— begin —
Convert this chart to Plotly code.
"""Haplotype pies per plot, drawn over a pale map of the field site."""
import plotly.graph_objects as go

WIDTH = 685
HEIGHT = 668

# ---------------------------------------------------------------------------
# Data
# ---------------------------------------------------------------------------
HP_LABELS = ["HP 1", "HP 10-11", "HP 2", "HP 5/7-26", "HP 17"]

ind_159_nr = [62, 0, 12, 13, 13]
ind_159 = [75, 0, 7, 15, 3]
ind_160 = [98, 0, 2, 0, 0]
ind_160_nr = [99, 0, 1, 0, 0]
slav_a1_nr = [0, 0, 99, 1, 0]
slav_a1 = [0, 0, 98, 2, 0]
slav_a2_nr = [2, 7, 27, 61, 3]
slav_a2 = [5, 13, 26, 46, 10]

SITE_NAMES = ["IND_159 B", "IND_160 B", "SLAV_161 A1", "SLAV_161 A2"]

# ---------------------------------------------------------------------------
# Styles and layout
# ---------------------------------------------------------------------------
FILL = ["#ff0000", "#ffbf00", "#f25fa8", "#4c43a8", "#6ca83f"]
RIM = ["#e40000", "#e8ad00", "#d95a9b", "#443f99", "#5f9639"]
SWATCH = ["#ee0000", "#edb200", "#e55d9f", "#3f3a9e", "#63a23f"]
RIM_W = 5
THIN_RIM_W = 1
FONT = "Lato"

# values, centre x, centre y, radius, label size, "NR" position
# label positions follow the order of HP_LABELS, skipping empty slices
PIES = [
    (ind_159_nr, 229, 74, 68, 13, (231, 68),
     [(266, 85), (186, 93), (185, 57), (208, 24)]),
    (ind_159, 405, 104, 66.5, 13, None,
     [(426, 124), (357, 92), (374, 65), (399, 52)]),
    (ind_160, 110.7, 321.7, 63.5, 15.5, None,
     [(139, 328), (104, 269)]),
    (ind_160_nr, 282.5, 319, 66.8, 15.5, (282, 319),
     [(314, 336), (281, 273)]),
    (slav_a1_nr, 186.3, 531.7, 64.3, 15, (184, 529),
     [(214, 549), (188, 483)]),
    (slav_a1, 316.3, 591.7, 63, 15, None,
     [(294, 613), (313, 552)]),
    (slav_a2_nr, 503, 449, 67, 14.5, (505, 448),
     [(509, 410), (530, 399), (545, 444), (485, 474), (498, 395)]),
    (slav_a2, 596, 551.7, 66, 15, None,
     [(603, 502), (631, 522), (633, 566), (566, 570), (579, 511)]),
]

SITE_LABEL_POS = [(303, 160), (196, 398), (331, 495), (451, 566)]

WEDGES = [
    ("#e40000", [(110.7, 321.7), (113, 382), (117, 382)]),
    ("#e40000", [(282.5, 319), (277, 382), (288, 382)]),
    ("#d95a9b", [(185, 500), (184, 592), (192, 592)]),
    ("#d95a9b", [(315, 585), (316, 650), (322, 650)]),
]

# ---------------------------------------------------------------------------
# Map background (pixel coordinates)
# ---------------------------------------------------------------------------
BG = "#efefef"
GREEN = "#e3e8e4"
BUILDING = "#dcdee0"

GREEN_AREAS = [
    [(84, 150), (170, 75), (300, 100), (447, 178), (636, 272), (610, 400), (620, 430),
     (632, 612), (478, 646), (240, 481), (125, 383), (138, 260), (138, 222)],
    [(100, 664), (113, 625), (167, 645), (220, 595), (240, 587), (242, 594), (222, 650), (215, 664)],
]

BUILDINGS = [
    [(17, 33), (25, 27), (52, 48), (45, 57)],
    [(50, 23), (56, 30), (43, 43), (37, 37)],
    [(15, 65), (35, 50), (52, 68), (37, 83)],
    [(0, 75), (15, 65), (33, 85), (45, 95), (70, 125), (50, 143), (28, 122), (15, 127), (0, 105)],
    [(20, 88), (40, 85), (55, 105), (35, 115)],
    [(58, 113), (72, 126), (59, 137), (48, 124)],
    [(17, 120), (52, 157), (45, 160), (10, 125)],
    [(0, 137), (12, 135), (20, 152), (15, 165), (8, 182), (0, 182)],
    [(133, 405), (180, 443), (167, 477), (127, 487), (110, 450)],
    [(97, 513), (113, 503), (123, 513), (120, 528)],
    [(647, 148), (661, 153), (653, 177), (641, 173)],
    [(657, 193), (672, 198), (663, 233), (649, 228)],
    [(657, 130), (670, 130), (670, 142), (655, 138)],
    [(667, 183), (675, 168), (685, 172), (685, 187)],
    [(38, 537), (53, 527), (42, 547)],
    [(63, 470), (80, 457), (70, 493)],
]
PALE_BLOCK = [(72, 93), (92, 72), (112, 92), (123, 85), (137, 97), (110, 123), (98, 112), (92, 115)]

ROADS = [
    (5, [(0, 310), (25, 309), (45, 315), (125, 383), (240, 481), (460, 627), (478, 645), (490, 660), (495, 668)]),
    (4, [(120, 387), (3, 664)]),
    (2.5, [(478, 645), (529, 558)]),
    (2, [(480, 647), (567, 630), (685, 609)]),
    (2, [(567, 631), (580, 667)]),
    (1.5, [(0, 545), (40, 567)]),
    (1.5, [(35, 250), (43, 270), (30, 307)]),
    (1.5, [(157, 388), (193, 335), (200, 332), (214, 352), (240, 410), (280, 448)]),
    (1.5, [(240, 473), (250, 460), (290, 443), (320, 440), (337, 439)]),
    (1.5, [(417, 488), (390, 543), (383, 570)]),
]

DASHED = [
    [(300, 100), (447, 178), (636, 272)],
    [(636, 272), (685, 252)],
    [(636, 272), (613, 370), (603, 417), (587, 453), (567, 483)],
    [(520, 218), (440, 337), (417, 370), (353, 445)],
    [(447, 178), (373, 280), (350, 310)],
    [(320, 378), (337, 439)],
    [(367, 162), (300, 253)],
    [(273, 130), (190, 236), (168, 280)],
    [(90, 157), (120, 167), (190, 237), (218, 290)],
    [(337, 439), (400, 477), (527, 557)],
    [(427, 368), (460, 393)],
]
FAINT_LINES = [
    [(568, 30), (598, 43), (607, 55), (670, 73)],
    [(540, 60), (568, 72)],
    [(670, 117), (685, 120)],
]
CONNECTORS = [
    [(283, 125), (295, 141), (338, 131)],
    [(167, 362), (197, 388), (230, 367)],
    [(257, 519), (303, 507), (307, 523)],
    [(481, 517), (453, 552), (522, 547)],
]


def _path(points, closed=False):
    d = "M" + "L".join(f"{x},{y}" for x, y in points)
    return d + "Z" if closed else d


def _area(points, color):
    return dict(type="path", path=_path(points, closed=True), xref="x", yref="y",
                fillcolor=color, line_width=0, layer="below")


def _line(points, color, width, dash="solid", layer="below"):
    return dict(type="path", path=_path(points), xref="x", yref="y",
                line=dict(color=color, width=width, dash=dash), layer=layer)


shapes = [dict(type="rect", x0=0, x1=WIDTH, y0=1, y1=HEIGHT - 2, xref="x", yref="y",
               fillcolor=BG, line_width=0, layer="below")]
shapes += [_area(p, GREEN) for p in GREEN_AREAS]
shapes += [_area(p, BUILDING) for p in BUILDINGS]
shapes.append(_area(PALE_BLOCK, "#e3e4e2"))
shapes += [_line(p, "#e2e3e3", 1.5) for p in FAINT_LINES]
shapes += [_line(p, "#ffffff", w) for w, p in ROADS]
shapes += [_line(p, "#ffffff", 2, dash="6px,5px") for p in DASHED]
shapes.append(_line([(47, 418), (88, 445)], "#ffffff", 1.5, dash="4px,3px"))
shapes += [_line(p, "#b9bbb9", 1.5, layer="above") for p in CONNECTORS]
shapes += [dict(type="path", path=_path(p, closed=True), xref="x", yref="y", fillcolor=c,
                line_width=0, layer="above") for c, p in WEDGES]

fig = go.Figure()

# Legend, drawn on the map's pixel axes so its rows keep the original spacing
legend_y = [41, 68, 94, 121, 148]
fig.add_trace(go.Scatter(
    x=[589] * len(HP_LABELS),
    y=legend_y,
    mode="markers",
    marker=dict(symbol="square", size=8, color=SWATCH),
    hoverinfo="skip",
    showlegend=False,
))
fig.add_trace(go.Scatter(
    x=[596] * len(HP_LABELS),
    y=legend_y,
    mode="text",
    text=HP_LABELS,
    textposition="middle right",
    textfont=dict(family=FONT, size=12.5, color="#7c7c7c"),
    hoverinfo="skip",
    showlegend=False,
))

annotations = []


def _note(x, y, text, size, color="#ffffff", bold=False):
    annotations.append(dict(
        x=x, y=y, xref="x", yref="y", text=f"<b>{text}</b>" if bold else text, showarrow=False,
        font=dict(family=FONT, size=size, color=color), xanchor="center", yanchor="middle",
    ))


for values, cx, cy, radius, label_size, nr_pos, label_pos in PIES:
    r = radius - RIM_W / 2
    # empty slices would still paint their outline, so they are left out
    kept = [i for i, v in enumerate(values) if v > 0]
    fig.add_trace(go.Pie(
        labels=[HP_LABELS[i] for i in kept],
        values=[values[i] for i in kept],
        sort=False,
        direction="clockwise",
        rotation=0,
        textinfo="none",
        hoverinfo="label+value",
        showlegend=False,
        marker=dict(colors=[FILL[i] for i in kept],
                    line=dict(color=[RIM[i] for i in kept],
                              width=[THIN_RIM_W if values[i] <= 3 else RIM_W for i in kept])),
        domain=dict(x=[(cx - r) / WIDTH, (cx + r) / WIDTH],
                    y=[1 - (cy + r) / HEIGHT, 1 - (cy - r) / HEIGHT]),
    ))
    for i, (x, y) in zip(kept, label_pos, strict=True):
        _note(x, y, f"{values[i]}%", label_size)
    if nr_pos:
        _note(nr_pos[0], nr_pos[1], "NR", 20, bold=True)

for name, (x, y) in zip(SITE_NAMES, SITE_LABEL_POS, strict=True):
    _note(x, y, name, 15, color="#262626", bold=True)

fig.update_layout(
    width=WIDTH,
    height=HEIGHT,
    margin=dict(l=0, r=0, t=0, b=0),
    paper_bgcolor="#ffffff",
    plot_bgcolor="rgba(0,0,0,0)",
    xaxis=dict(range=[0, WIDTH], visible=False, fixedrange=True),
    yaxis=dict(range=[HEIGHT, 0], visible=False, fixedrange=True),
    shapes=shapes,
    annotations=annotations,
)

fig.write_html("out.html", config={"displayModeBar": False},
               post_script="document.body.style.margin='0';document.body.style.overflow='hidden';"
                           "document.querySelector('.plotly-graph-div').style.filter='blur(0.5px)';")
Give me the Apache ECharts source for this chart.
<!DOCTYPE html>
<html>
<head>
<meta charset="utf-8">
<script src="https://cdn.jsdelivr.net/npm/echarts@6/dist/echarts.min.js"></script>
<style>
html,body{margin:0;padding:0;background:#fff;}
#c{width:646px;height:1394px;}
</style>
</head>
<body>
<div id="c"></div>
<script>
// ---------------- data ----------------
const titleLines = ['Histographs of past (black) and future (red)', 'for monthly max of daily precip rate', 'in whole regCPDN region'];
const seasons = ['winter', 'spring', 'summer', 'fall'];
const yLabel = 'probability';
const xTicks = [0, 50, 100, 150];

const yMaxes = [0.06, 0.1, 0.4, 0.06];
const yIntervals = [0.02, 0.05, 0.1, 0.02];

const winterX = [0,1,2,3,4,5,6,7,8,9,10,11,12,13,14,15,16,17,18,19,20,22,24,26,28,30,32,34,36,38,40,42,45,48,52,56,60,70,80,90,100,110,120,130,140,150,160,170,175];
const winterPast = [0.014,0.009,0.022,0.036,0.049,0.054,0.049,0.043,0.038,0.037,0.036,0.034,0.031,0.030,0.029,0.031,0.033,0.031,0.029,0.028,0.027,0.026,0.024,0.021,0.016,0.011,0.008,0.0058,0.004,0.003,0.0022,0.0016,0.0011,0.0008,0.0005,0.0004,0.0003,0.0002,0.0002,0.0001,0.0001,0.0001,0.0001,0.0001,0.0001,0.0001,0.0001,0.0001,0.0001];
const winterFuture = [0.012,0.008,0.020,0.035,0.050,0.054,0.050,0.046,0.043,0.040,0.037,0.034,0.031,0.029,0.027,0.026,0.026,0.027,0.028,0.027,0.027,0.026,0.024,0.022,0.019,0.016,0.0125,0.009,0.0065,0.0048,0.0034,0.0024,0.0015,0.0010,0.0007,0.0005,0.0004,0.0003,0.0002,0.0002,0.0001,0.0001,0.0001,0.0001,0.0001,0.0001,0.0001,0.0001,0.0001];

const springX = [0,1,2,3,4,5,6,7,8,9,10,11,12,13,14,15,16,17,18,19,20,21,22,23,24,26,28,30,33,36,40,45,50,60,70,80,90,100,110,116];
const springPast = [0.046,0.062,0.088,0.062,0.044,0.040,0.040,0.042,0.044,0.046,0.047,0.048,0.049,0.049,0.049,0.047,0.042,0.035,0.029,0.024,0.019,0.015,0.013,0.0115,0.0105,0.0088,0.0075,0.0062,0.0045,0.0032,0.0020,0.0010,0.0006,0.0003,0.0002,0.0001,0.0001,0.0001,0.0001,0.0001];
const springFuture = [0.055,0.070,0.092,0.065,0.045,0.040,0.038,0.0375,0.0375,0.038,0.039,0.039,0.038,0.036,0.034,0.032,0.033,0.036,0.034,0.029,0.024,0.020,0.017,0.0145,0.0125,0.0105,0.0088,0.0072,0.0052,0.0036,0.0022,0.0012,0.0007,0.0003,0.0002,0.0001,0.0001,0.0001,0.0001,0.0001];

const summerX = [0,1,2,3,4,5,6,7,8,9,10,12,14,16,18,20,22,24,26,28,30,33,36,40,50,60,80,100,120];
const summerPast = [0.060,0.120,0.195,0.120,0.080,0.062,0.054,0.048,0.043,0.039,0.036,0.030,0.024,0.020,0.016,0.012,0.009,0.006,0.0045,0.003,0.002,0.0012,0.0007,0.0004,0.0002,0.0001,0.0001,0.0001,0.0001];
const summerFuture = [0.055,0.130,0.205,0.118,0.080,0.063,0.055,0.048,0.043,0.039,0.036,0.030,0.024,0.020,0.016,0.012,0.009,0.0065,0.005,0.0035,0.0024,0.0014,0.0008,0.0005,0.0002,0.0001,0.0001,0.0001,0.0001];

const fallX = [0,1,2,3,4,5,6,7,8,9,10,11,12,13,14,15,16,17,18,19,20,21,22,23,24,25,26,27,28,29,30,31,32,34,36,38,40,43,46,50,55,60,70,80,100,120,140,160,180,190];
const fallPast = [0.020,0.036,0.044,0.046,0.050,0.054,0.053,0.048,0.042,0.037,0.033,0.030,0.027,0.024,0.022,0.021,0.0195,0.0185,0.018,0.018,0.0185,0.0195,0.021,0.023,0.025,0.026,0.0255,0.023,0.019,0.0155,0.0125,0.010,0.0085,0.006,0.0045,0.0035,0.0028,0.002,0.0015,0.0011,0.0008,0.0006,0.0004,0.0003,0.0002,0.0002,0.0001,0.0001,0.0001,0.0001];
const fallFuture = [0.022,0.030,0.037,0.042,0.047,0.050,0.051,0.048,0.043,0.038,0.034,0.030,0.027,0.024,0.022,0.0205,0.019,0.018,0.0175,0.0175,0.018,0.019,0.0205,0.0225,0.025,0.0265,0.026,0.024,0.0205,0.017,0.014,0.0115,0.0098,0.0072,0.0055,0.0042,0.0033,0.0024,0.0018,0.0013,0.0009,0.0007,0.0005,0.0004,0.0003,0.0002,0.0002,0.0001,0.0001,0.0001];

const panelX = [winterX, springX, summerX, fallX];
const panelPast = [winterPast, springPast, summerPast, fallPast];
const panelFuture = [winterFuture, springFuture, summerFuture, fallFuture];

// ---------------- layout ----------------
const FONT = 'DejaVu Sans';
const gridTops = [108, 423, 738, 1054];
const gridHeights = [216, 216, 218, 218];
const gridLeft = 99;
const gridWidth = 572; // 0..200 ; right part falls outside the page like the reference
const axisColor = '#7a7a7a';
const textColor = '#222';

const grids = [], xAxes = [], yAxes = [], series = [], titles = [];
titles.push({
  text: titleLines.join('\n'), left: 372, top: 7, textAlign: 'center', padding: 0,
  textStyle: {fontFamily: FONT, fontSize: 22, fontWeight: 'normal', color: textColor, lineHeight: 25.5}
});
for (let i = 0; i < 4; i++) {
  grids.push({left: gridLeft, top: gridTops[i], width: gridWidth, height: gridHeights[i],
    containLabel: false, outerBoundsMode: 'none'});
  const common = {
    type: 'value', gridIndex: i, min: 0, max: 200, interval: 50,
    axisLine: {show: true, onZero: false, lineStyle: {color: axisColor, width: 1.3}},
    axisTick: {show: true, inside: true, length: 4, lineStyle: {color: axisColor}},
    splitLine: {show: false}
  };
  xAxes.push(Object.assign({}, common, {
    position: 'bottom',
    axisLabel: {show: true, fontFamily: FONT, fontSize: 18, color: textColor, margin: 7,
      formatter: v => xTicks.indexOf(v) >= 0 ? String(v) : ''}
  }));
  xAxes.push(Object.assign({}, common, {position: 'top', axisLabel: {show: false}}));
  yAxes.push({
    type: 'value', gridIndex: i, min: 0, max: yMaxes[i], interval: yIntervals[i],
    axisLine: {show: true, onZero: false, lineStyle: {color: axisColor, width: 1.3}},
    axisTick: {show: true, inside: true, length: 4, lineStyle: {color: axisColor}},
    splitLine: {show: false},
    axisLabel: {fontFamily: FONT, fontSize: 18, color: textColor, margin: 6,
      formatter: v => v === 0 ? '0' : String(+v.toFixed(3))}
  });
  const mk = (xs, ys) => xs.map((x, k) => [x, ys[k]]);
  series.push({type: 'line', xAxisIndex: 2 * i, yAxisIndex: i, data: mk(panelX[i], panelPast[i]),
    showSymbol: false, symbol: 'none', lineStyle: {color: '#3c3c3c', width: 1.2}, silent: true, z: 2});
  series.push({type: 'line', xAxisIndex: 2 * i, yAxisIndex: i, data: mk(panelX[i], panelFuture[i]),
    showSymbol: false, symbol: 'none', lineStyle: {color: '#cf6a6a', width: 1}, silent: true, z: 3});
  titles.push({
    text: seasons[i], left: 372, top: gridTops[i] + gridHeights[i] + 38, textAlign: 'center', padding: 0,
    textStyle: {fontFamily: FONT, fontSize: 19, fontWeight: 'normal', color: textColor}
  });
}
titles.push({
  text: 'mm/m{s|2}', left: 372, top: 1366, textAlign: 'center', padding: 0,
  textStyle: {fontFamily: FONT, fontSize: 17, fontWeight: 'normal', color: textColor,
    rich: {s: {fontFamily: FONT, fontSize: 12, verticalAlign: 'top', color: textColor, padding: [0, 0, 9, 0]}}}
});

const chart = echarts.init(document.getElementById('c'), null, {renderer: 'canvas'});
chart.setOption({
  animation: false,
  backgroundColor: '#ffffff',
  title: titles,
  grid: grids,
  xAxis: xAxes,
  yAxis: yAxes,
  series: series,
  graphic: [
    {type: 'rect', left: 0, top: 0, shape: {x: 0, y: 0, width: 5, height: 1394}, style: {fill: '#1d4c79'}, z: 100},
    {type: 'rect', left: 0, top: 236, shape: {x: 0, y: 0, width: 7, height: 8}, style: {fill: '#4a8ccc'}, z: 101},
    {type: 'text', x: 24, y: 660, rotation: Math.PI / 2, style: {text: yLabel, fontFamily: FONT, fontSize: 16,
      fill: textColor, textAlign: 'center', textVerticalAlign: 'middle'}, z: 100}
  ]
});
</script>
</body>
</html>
— end —
### Problem to solve
Your task is to extract exactly the lines starting at the line with "Give me the" and ending at the line with "const yIntervals = [0.02, 0.05, 0.1, 0.02];", including both ends, and no other lines.

### Written reply
Give me the Apache ECharts source for this chart.
<!DOCTYPE html>
<html>
<head>
<meta charset="utf-8">
<script src="https://cdn.jsdelivr.net/npm/echarts@6/dist/echarts.min.js"></script>
<style>
html,body{margin:0;padding:0;background:#fff;}
#c{width:646px;height:1394px;}
</style>
</head>
<body>
<div id="c"></div>
<script>
// ---------------- data ----------------
const titleLines = ['Histographs of past (black) and future (red)', 'for monthly max of daily precip rate', 'in whole regCPDN region'];
const seasons = ['winter', 'spring', 'summer', 'fall'];
const yLabel = 'probability';
const xTicks = [0, 50, 100, 150];

const yMaxes = [0.06, 0.1, 0.4, 0.06];
const yIntervals = [0.02, 0.05, 0.1, 0.02];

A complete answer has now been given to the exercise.